Making the rounds today, I popped over to JA Konrath's blog where he had a post about pride. Joe always manages to say something interesting. I loved this snippet:
While no one likes a braggart or a boaster, and being around someone who talks about themselves constantly is a major bore, I believe that many writers became writers because of a need to show off. After all, it takes a large ego to write words down on paper and believe that others will not only enjoy them, but pay you for the privilege of reading them.
I'd never quite thought about it that way. Do I have a big ego? Do I write because I want to show off? It's possible, sure. I bet there are a lot of people who will object. Who will say, “No, I write because I love it” or “I write because I can't do anything else” or “I write for me.”
Well, I can't do anything else either. Believe me, I've tried. I don't enjoy the elses and I'd really, really prefer someone pay me to write so I can do it exclusively.
I also write because I love it and I write to entertain myself. But I damn sure want the check and I want other people to read what I write and to want more of it.
It's funny how this post got me to thinking about being a show off. I'm an introvert, like many writers, and yet I absolutely love it when I do something well and someone compliments me on it. I was fiercely competitive in my academic career — not against others, but simply against myself. I had to get the A, had to get the kudos. Life simply would not be complete (I thought) if I didn't make Phi Kappa Phi.
All the A's and honor societies in the world haven't made much of a difference in my post-academic life. But I had to have them.
So now it's writing. I really don't think of myself as having a big ego. I'm pretty easy going. I love it when my CP likes something I've written, though, and I guess there could be a big ol' monster lurking inside who believes that others will too.
Do you think it takes a large ego to write? Or does it take a large ego to want to share the writing? Is one different from the other? It's certainly something to ponder, especially for the introverts who like to stay holed up all day and can't imagine having to get dressed and go network for the sake of their words. Hmmm.
There are some who will say you are not an “artiste” unless you have no need to be acknowledged for your work.

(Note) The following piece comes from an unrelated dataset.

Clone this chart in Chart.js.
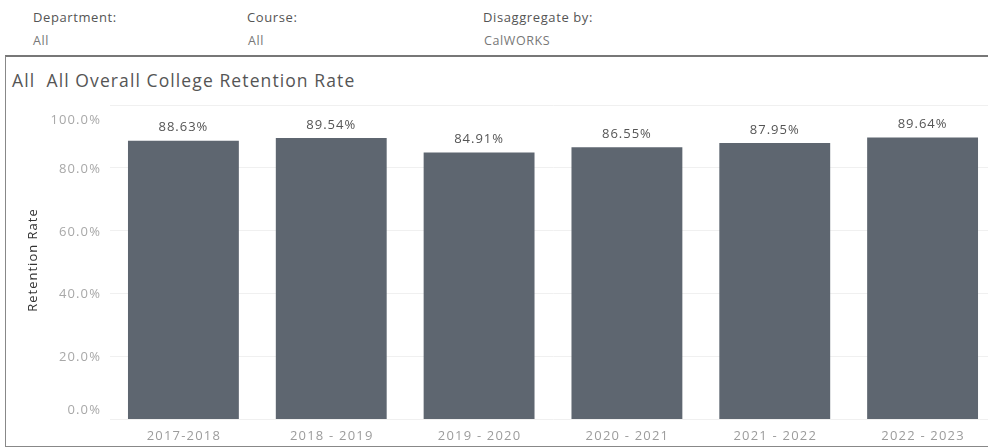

Bullsh*t. I’m not in this for my health. I don’t wish to be revered after I’m dead (although it would be nice)–I’d like some recognitions now, thanks very much.
Not that I have instant gratification needs or anything…
Sheesh, I guess I’m not an artiste then. 😉 I agree it’d be nice to be analyzed, a la Jane Austen, a couple of hundred years from now, but if my choice were that or success now, I think I’d take success now.
Wow, maybe I do have a big ego. I’d just never thought of myself that way before…. 🙂
I am more into the Zen of writing… losing ego as I write.
Success would definitely be nice. 🙂 And there’s nothing like trying to write through a rough spot and being stuck to make you lose ego, even if it’s only temporary. 🙂
I write because I like to disappear into my world of make believe. I get to call the shots there. 🙂 As for the comment you quoted about ego, I think the writer’s logic is flawed. Using his example, we could say the same for all artists and workers. Anybody who does something or creates something and wants to be paid for it must be on an ego trip as well. LOL! Famous Amos, Alexander Graham Bell, Charlotte Brontë, Rachmaninoff, Picasso, Henry Ford, Marie Callender, Einstein, Freud, et al produced/created/made things too hoping to get paid. So did they have gigantic egos? Or is the ego issue a natural product of the human condition? I think the latter. Trust me, writers are no more ego-driven than anyone else.
There might be a thread of truth in Konrath’s premise, but it’s not the up-front, in your face kind of ego. It’s believing that one can do something highly individual and be recognised in some way for it (hopefully with a check). But unlike the true egotist, a writer’s ego is fragile and volatile. He fights for it every day. It dies and is reborn a million times.